As noted above, while the gospel message spread through apostles, evangelists, and missionary bishops, it spread primarily through ordinary Christians. Unlike the public evangelism of the “full time” evangelists, this “ordinary evangelism” would have worked primarily through social circles. This is the very type of evangelism on display in Origen’s response to Celsus, who charged that Christians spread their beliefs in women’s quarters, leather shops, and laundries.[6]
In its beginnings, it appears that Christianity was largely a movement amongst the lower class, Jews, women, and agrarian society in Palestine, but it soon became a movement that encompassed Gentiles, men and women, the educated, and urbanites across the Roman Empire.[7] While there were many sociological, religious, and political reasons for this, social networking played a major role in the numerical growth and demographic shift of Christians in the first three centuries.

How can we use social networking today to share the gospel and start a new movement for Christ?


[1] Jesus’ connection to John the Baptist undoubtedly helped him tremendously in launching his ministry, a concept that is both testified to in the gospels (John the Baptist prepares the way for Jesus) and by social construction theory. The authors of Palestine in the Time of Jesus state that kinship was the primary social domain of ancient Mediterranean societies, followed by political structures and associations. K. C. Hanson and Douglas E. Oakman, Palestine in the Time of Jesus: Social Structures and Social Conflicts (Minneapolis, MN: Fortress Press, 1998), 20.


[2] “Instead of immediately leaving one’s everyday work place and following without hesitation, [in John] there is networking with kin and friends in the villages.” See Dennis C. Duling, “The Jesus Movement and Social Network Analysis: (Part Ii. The Social Network).” Biblical Theology Bulletin (2000). (accessed 5-14-09).


[3] See Hanson and Oakman, 99-129. See also Dennis C. Duling, “The Jesus Movement and Social Network Analysis (Part I: The Spatial Network),” Biblical Theology Bulletin (1999). (accessed 5-21-09).


[4] Eckhard J. Schnabel, Early Christian Mission, vol. 2 (Downers Grove, IL: InterVarsity Press, 2004), 1544.

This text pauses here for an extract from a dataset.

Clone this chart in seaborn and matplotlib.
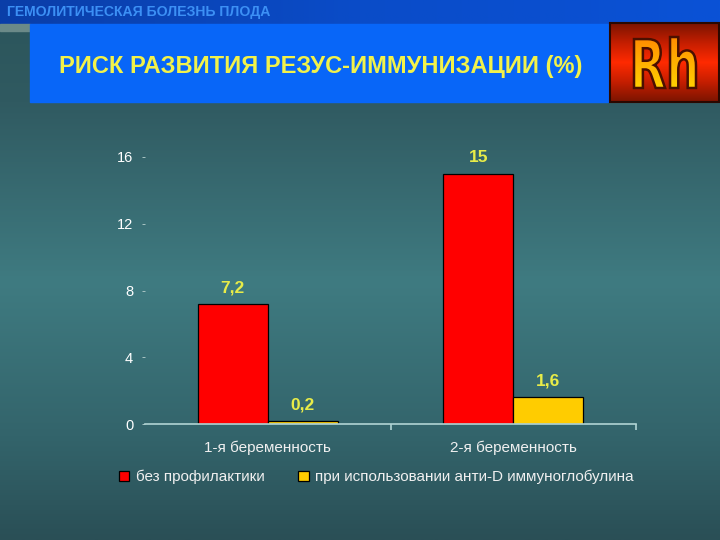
import numpy as np
import pandas as pd
import matplotlib
matplotlib.use("Agg")
import matplotlib.pyplot as plt
import seaborn as sns
from matplotlib.patches import Rectangle, PathPatch
from matplotlib.textpath import TextPath
from matplotlib.font_manager import FontProperties
from matplotlib.transforms import Affine2D
from matplotlib.colors import LinearSegmentedColormap

# ---- data ----
categories = ["1-я беременность", "2-я беременность"]
series_names = ["без профилактики", "при использовании анти-D иммуноглобулина"]
values_no_prophylaxis = [7.2, 15]
values_anti_d = [0.2, 1.6]
value_labels_no = ["7,2", "15"]
value_labels_anti = ["0,2", "1,6"]
y_ticks = [0, 4, 8, 12, 16]

header_text = "ГЕМОЛИТИЧЕСКАЯ БОЛЕЗНЬ ПЛОДА"
title_text = "РИСК РАЗВИТИЯ РЕЗУС-ИММУНИЗАЦИИ (%)"

df = pd.DataFrame({
    "cat": categories * 2,
    "series": [series_names[0]] * 2 + [series_names[1]] * 2,
    "value": values_no_prophylaxis + values_anti_d,
})

sns.set_theme(style="white")
plt.rcParams["font.family"] = ["Liberation Sans", "DejaVu Sans"]

W, H = 720, 540
fig = plt.figure(figsize=(7.2, 5.4), dpi=100)

# ---- background overlay (pixel coordinates, y down) ----
bg = fig.add_axes([0, 0, 1, 1], zorder=0)
bg.set_xlim(0, W)
bg.set_ylim(H, 0)
bg.axis("off")
grad_cmap = LinearSegmentedColormap.from_list(
    "bgc", [(0.0, "#2c565c"), (0.15, "#305a61"), (0.5, "#3f7b81"), (0.8, "#33646b"), (1.0, "#2a4f56")])
grad = np.linspace(0, 1, 256).reshape(-1, 1)
bg.imshow(grad, cmap=grad_cmap, extent=[0, W, H, 24], aspect="auto", zorder=0)
# header strip
hdr_cmap = LinearSegmentedColormap.from_list("hdr", ["#0a3ea8", "#0a4cc8", "#0a52d6"])
bg.imshow(np.linspace(0, 1, 256).reshape(1, -1), cmap=hdr_cmap, extent=[0, W, 24, 0], aspect="auto", zorder=1)
bg.text(7, 12, header_text, color="#3c90f5", fontsize=10.1, fontweight="bold", va="center", ha="left", zorder=3)
# small grey strip at left
bg.add_patch(Rectangle((0, 24), 30, 7, color="#6b8a88", zorder=2))
# title box
bg.add_patch(Rectangle((30, 24), 578, 78, color="#0866f8", zorder=2))
bg.text(321, 66, title_text, color="#f2f24a", fontsize=17, fontweight="bold", ha="center", va="center", zorder=3)

# Rh box
rh_cmap = LinearSegmentedColormap.from_list("rh", ["#7a1400", "#c41e00", "#ff2a00", "#c41e00", "#7a1400"])
bg.imshow(np.linspace(0, 1, 256).reshape(-1, 1), cmap=rh_cmap, extent=[610, 719, 102, 23], aspect="auto", zorder=2)
bg.add_patch(Rectangle((610, 23), 109, 79, fill=False, edgecolor="#2a0800", linewidth=1.5, zorder=3))
tp = TextPath((0, 0), "Rh", size=100, prop=FontProperties(family="DejaVu Sans", weight="bold"))
ext = tp.get_extents()
tx0, tx1, ty0, ty1 = 634, 696, 37, 88
sx = (tx1 - tx0) / ext.width
sy = (ty1 - ty0) / ext.height
trans = Affine2D().translate(-ext.x0, -ext.y0).scale(sx, -sy).translate(tx0, ty1)
rh_path = trans.transform_path(tp)
patch = PathPatch(rh_path, facecolor="none", edgecolor="#4a1000", linewidth=1.8, zorder=5)
bg.add_patch(patch)
txt_cmap = LinearSegmentedColormap.from_list("rht", ["#ff8a00", "#ffb000", "#ffd000"])
im = bg.imshow(np.linspace(0, 1, 256).reshape(-1, 1), cmap=txt_cmap, extent=[tx0, tx1, ty1, ty0],
               aspect="auto", zorder=4)
clip = PathPatch(rh_path, transform=bg.transData, facecolor="none", edgecolor="none")
bg.add_patch(clip)
im.set_clip_path(clip)
bg.set_xlim(0, W)
bg.set_ylim(H, 0)

# ---- chart ----
ax = fig.add_axes([145 / W, 1 - 424 / H, (636 - 145) / W, (424 - 157) / H], zorder=2)
ax.patch.set_alpha(0)
sns.barplot(data=df, x="cat", y="value", hue="series",
            palette=["#ff0000", "#ffcc00"], saturation=1, width=0.57, edgecolor="black", linewidth=0.9,
            ax=ax, legend=True)
ax.set_xlim(-0.5, 1.5)
ax.set_ylim(0, 16)
ax.set_yticks(y_ticks)
ax.set_yticklabels([str(t) for t in y_ticks])
ax.set_xlabel("")
ax.set_ylabel("")
for s in ["top", "right", "left"]:
    ax.spines[s].set_visible(False)
ax.spines["bottom"].set_color("#b0d4d4")
ax.spines["bottom"].set_linewidth(1.2)
ax.tick_params(axis="y", colors="#a8c4c4", labelcolor="white", length=2.5, width=0.7,
               left=True, labelsize=10.5, pad=6)
ax.tick_params(axis="x", length=0, labelcolor="#f0f0f0", labelsize=11, pad=12)
# minor ticks between categories
ax.set_xticks([0.5, 1.5], minor=True)
ax.tick_params(axis="x", which="minor", length=4, width=1.2, color="#b0d4d4", bottom=True)

labels_all = [value_labels_no, value_labels_anti]
for cont, labs in zip(ax.containers, labels_all):
    ax.bar_label(cont, labels=labs, padding=6, color="#e8ec48", fontsize=12.5, fontweight="bold")

handles, lbls = ax.get_legend_handles_labels()
ax.legend_.remove()
leg = fig.legend(handles, lbls, loc="center", bbox_to_anchor=(376 / W, 1 - 477 / H), ncol=2,
                 frameon=False, fontsize=11, handlelength=0.7, handleheight=0.7, handletextpad=0.4,
                 columnspacing=2.2, labelcolor="#f0f0f0")

fig.savefig("out.png", dpi=100)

[5] For a summary of the conditions that favored the spread of Christianity, including the Roman roads and common language, see Everett Ferguson, Backgrounds of Early Christianity, Second ed. (Grand Rapids, MI: Eerdmans, 1993), 579-80. In regards to the Diaspora, Stark writes, “In all the major centers of the empire were substantial settlements of Diasporan Jews who were accustomed to receiving teachers from Jerusalem. Moreover, the missionaries were likely to have family and friendship connections within at least some of the Diasporan communities. Indeed, if Paul is a typical example, the missionaries were themselves Hellenized Jews.” See Stark, 62.

[6] Green, Evangelism in the Early Church, 208-09.


[7] Stark’s entire work, The Rise of Christianity, lays out these reasons and others for Christianity’s growth in the early centuries. Stark.